AI is delivering measurable ROI: Smart manufacturing initiatives are no longer experimental – adopters report double‑digit gains in output, productivity and unlocked capacity, and most manufacturers now allocate a substantial portion of their improvement budgets to AI and related technologies.

AI spans the entire value chain: Beyond planning, AI already powers vision‑based quality inspection, predictive maintenance, demand forecasting, supply‑chain optimization, back‑office automation and emerging applications like generative design and collaborative robots, demonstrating its versatility.

Planning and scheduling are critical bottlenecks: Nearly half of executives struggle to fill these roles, and the complexity of balancing orders, machines and KPIs makes manual scheduling increasingly untenable; as a result, AI‑driven scheduling has become a top investment priority.
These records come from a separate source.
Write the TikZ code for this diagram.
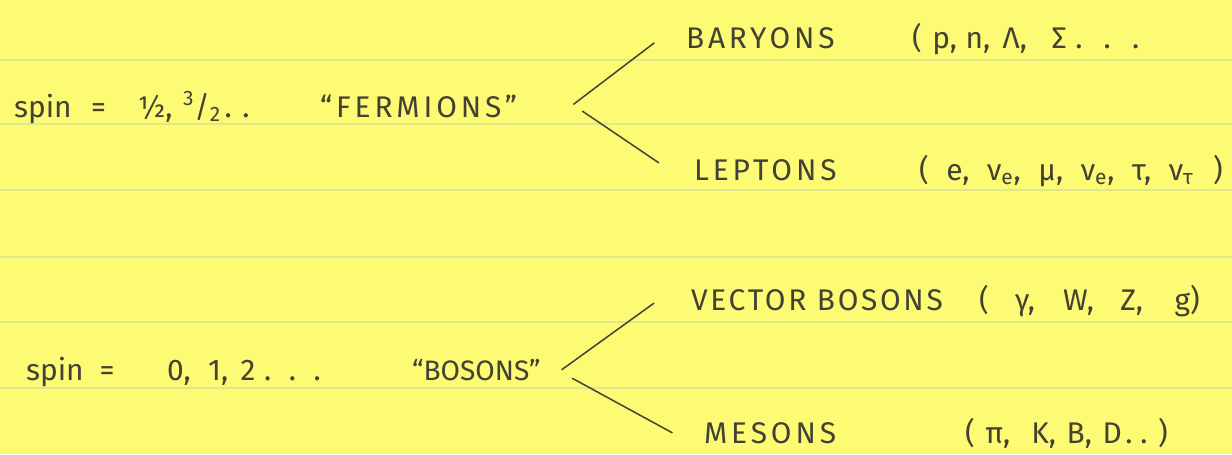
\documentclass[tikz,border=0pt]{standalone}
\usepackage{fontspec}
\setmainfont{Fira Sans}
\usepackage{tikz}
\usetikzlibrary{positioning}
\definecolor{padyellow}{RGB}{253,250,115}
\definecolor{ruleline}{RGB}{222,232,140}
\definecolor{pencil}{RGB}{66,66,52}
\newcommand{\gap}[1][9pt]{\hspace{#1}}
\newcommand{\wide}{\addfontfeatures{LetterSpace=13}}

\begin{document}
\begin{tikzpicture}[
    x=0.02cm, y=-0.02cm,
    note/.style={anchor=base west, inner sep=1pt, text=pencil,
                 font=\fontsize{17}{20}\selectfont},
    branch/.style={draw=pencil, line width=0.85pt, line cap=round}
]
% paper and ruling
\fill[padyellow] (0,0) rectangle (1232,454);
\useasboundingbox (0,0) rectangle (1232,454);
\foreach \y in {60,124,190,257,322,388}
  \draw[ruleline, line width=1pt] (0,\y) -- (1232,\y);

% half-integer spin
\node[note] (fspin) at (12,117) {spin\gap[11pt]=\gap[18pt]½,\gap[6pt]\textsuperscript{3}/\textsubscript{2}\gap[2pt]. .};
\node[note] (fermions) at (318,117) {\wide “FERMIONS”};
\node[note] (baryons) at (684,48) {\wide BARYONS};
\node[note] (baryonlist) at (910,48) {(\gap[6pt]p,\gap[5pt]n,\gap[7pt]Λ,\gap[14pt]Σ\gap[5pt].\gap[12pt].\gap[12pt].};
\node[note] (leptons) at (692,180) {\wide LEPTONS};
\node[note] (leptonlist) at (917,180) {(\gap[10pt]e,\gap[10pt]ν\textsubscript{e},\gap[10pt]μ,\gap[10pt]ν\textsubscript{e},\gap[10pt]τ,\gap[10pt]ν\textsubscript{τ}\gap[11pt])};
\draw[branch] ([xshift=31pt,yshift=1pt]fermions.east) -- ([xshift=-17pt,yshift=-3pt]baryons.west);
\draw[branch] ([xshift=36pt,yshift=-3pt]fermions.east) -- ([xshift=-19pt,yshift=4pt]leptons.west);

% integer spin
\node[note] (bspin) at (24,380) {spin\gap[9pt]=\gap[30pt]0,\gap[10pt]1,\gap[7pt]2\gap[5pt].\gap[10pt].\gap[10pt].};
\node[note, font=\fontsize{16}{20}\selectfont] (bosons) at (410,380) {“BOSONS”};
\node[note] (vector) at (689,310) {\addfontfeatures{LetterSpace=9}VECTOR BOSONS};
\node[note] (vectorlist) at (977,310) {(\gap[15pt]γ,\gap[16pt]W,\gap[15pt]Z,\gap[18pt]g)};
\node[note] (mesons) at (702,443) {\wide MESONS};
\node[note] (mesonlist) at (963,443) {(\gap[6pt]π,\gap[12pt]K,\gap[6pt]B,\gap[6pt]D\gap[2pt]. .\gap[6pt])};
\draw[branch] ([xshift=11pt]bosons.east) -- ([xshift=-20pt,yshift=-2pt]vector.west);
\draw[branch] ([xshift=17pt,yshift=-5pt]bosons.east) -- ([xshift=-17pt,yshift=0pt]mesons.west);
\end{tikzpicture}
\end{document}
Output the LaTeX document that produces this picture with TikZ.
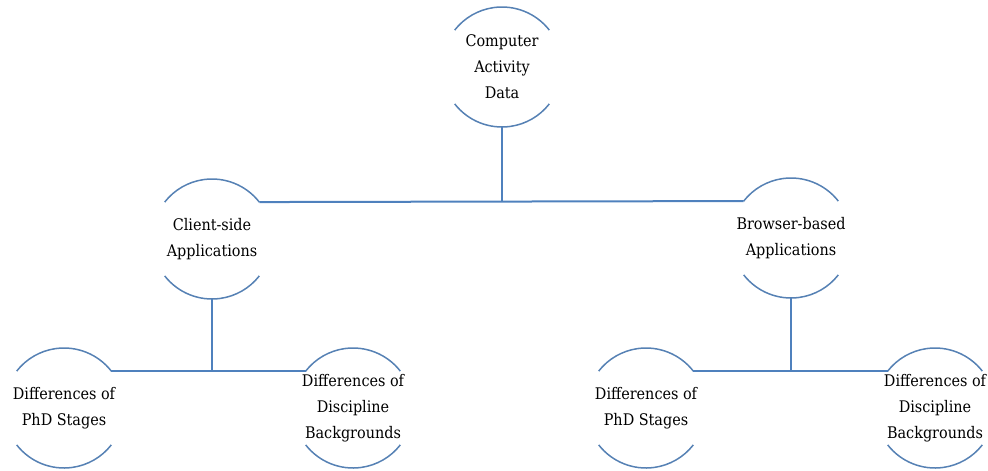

AI elevates planning from spreadsheets to co‑pilots: Modern production‑planning tools embed optimization algorithms and machine‑learning models that respect real‑world constraints, generate multiple KPI‑aligned scenarios and provide minimal‑change updates when disruptions occur – turning planners into strategic decision makers.

Simulation‑trained AI removes the “big data” barrier: Reinforcement‑learning approaches trained on digital twins can produce optimized schedules without years of historical data, making advanced planning accessible to SMEs and young plants that have lean datasets.